ULA is building rockets to compete with SpaceX, Blue Origin is building rocket engines to compete with SpaceX, and Amazon is building satellites to compete with SpaceX’s Starlink space-based Wi-Fi service.
A lot is happening, it just isn’t clear anyone can catch up.
SpaceX is “not the only show in town, but they are the biggest, baddest and fastest,” says Andrew Chanin, found of ProcureAM, which runs the
Procure Space ETF
that trades under the symbol “UFO” and provides investors with companies building businesses in space.
Vulcan Centaur has launched once in 2024. SpaceX has already launched four times. In 2023, SpaceX launched 98 times, accounting for about 45% of all orbital space launches around the globe. The 45% figure understated the dominance. SpaceX carried close to 80% of all the mass carried into orbit in 2023.
What’s more, SpaceX grew launches by 60% in 2023. The rest of the world held launches flat.
Even though SpaceX is the leading space company, Chanin’s UFO doesn’t hold SpaceX shares. It’s still privately held. But SpaceX is worth some $175 billion based on recent private market transactions. That’s roughly what Boeing is worth.
Launch dominance doesn’t account for the majority of SpaceX’s value. Starlink does.
Roughly 60% of SpaceX’s 2023 launches were carrying SpaceX satellites into low earth orbit. SpaceX now has over 5,000 satellites orbiting the Earth, providing space-based Wi-Fi to homes and businesses.

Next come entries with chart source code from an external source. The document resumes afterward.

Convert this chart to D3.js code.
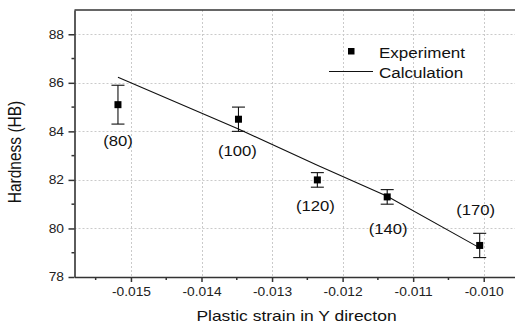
<!DOCTYPE html>
<html>
<head>
<meta charset="utf-8">
<script src="https://cdn.jsdelivr.net/npm/d3@7"></script>
<style>
  html, body { margin: 0; padding: 0; background: #fff; }
  svg { display: block; font-family: "Liberation Sans", Arial, sans-serif; }
</style>
</head>
<body>
<svg id="chart" width="515" height="325"></svg>
<script>
// Hardness vs. plastic strain in Y direction
const strain      = [-0.015184, -0.013476, -0.012358, -0.011368, -0.010057];
const hardness    = [85.1, 84.5, 82.0, 81.3, 79.3];
const hardnessErr = [0.8, 0.5, 0.3, 0.3, 0.5];
const calculated  = [86.23, 84.1, 82.6, 81.33, 79.2];
const pointLabels = ["(80)", "(100)", "(120)", "(140)", "(170)"];
const xTicks      = [-0.015, -0.014, -0.013, -0.012, -0.011, -0.010];
const yTicks      = [78, 80, 82, 84, 86, 88];
const legendNames = ["Experiment", "Calculation"];

// label placement around each point (dx, dy of label centre)
const labelOffset = [[0, 36], [-1, 32], [-2, 26], [1, 32], [-4, -36]];

const svg = d3.select("#chart");
const L = 74.5, T = 10, R = 519, B = 277;
const SX = 1.15; // text is drawn slightly wide

const x = d3.scaleLinear().domain([-0.0158, -0.0095]).range([L, R]);
const y = d3.scaleLinear().domain([78, 89]).range([B, T]);

// grid
const grid = svg.append("g").attr("stroke", "#cacaca").attr("stroke-width", 1)
  .attr("stroke-dasharray", "2,2");
grid.selectAll("line.v").data(xTicks).join("line")
  .attr("x1", d => Math.round(x(d)) + 0.5).attr("x2", d => Math.round(x(d)) + 0.5)
  .attr("y1", T).attr("y2", B);
grid.selectAll("line.h").data(yTicks.filter(d => d > 78)).join("line")
  .attr("y1", d => Math.round(y(d)) + 0.5).attr("y2", d => Math.round(y(d)) + 0.5)
  .attr("x1", L).attr("x2", R);

// minor ticks
const xMinor = d3.range(-0.0155, -0.0094, 0.001);
const yMinor = d3.range(79, 89, 2);

const axisColor = "#333";
const xAxis = svg.append("g").attr("transform", `translate(0,${B})`)
  .call(d3.axisBottom(x).tickValues(xTicks).tickFormat(d => d.toFixed(3))
    .tickSize(5).tickSizeOuter(0).tickPadding(5));
xAxis.append("g").selectAll("line").data(xMinor).join("line")
  .attr("x1", d => x(d)).attr("x2", d => x(d)).attr("y1", 0).attr("y2", 3)
  .attr("stroke", axisColor).attr("stroke-width", 1.5);

const yAxis = svg.append("g").attr("transform", `translate(${L},0)`)
  .call(d3.axisLeft(y).tickValues(yTicks).tickFormat(d3.format("d"))
    .tickSize(6).tickSizeOuter(0).tickPadding(4));
yAxis.append("g").selectAll("line").data(yMinor).join("line")
  .attr("x1", 0).attr("x2", -3).attr("y1", d => y(d)).attr("y2", d => y(d))
  .attr("stroke", axisColor).attr("stroke-width", 1.5);

[xAxis, yAxis].forEach(g => {
  g.select(".domain").attr("stroke", axisColor).attr("stroke-width", 1.6);
  g.selectAll(".tick line").attr("stroke", axisColor).attr("stroke-width", 1.5);
  g.selectAll(".tick text").attr("fill", "#222").attr("font-size", 12)
    .attr("font-family", "'Liberation Sans', Arial, sans-serif");
});
xAxis.selectAll(".tick text").attr("transform", `scale(${SX},1)`);
yAxis.selectAll(".tick text").attr("x", -10.5 / SX).attr("transform", `scale(${SX},1)`);

// top frame
svg.append("line").attr("x1", L).attr("x2", R).attr("y1", T).attr("y2", T)
  .attr("stroke", axisColor).attr("stroke-width", 1.6);

// calculation line
const pts = strain.map((s, i) => ({ s, h: hardness[i], e: hardnessErr[i], c: calculated[i], lab: pointLabels[i] }));
svg.append("path").datum(pts)
  .attr("fill", "none").attr("stroke", "#111").attr("stroke-width", 1.1)
  .attr("d", d3.line().x(d => x(d.s)).y(d => y(d.c)));

// error bars
const eb = svg.append("g").attr("stroke", "#111").attr("stroke-width", 1.1);
pts.forEach(p => {
  const cx = x(p.s);
  eb.append("line").attr("x1", cx).attr("x2", cx).attr("y1", y(p.h + p.e)).attr("y2", y(p.h - p.e));
  eb.append("line").attr("x1", cx - 6.5).attr("x2", cx + 6.5).attr("y1", y(p.h + p.e)).attr("y2", y(p.h + p.e));
  eb.append("line").attr("x1", cx - 6.5).attr("x2", cx + 6.5).attr("y1", y(p.h - p.e)).attr("y2", y(p.h - p.e));
});

// markers
svg.append("g").selectAll("rect").data(pts).join("rect")
  .attr("x", d => x(d.s) - 3.5).attr("y", d => y(d.h) - 3.5)
  .attr("width", 7).attr("height", 7).attr("fill", "#000");

// helper: text stretched horizontally about its anchor
function wideText(g, tx, ty, str, size, anchor) {
  return g.append("text")
    .attr("transform", `translate(${tx},${ty}) scale(${SX},1)`)
    .attr("text-anchor", anchor || "start")
    .attr("font-size", size).attr("fill", "#111").text(str);
}

// point labels
pts.forEach((p, i) => {
  wideText(svg, x(p.s) + labelOffset[i][0], y(p.h) + labelOffset[i][1], p.lab, 14.5, "middle")
    .attr("dominant-baseline", "central");
});

// legend
const lg = svg.append("g");
lg.append("rect").attr("x", 348).attr("y", 48).attr("width", 6.5).attr("height", 6.5).attr("fill", "#000");
wideText(lg, 379, 57.5, legendNames[0], 14.8);
lg.append("line").attr("x1", 329).attr("x2", 373).attr("y1", 71.5).attr("y2", 71.5)
  .attr("stroke", "#111").attr("stroke-width", 1.1);
wideText(lg, 379, 78, legendNames[1], 14.8);

// axis titles
wideText(svg, 296.5, 321, "Plastic strain in Y directon", 15.2, "middle");
svg.append("text")
  .attr("transform", `translate(21,152) scale(${SX},1) rotate(-90)`)
  .attr("text-anchor", "middle").attr("font-size", 15.5).attr("fill", "#111")
  .text("Hardness (HB)");
</script>
</body>
</html>
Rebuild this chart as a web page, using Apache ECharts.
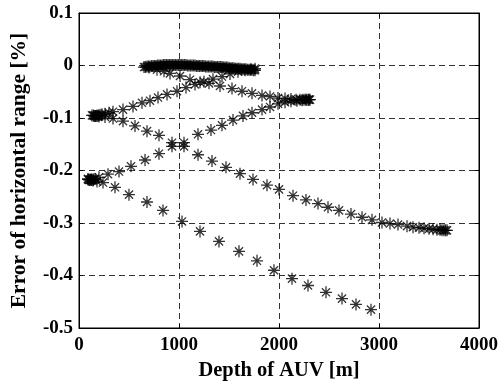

Its growth has been impressive. SpaceX ended 2022 with about 1 million Starlink subscribers. It ended 2022 with about 2.2 million subscribers, with some 900,000 outside the U.S. Even more impressive is the financial results achieved. In November, Musk said that Starlink was “cash-flow” break even.
SpaceX is an interesting business. It essentially invented reusable rockets that could be sent into space, returned, and used again, dramatically lowering the cost of reaching orbit. Its technology was one-of-one in the space business. Then to generate enough demand to fill up its launch schedule, SpaceX created Starlink—an application that enhanced the value of its launch business.
It worked handsomely—and now everyone is left trying to catch up.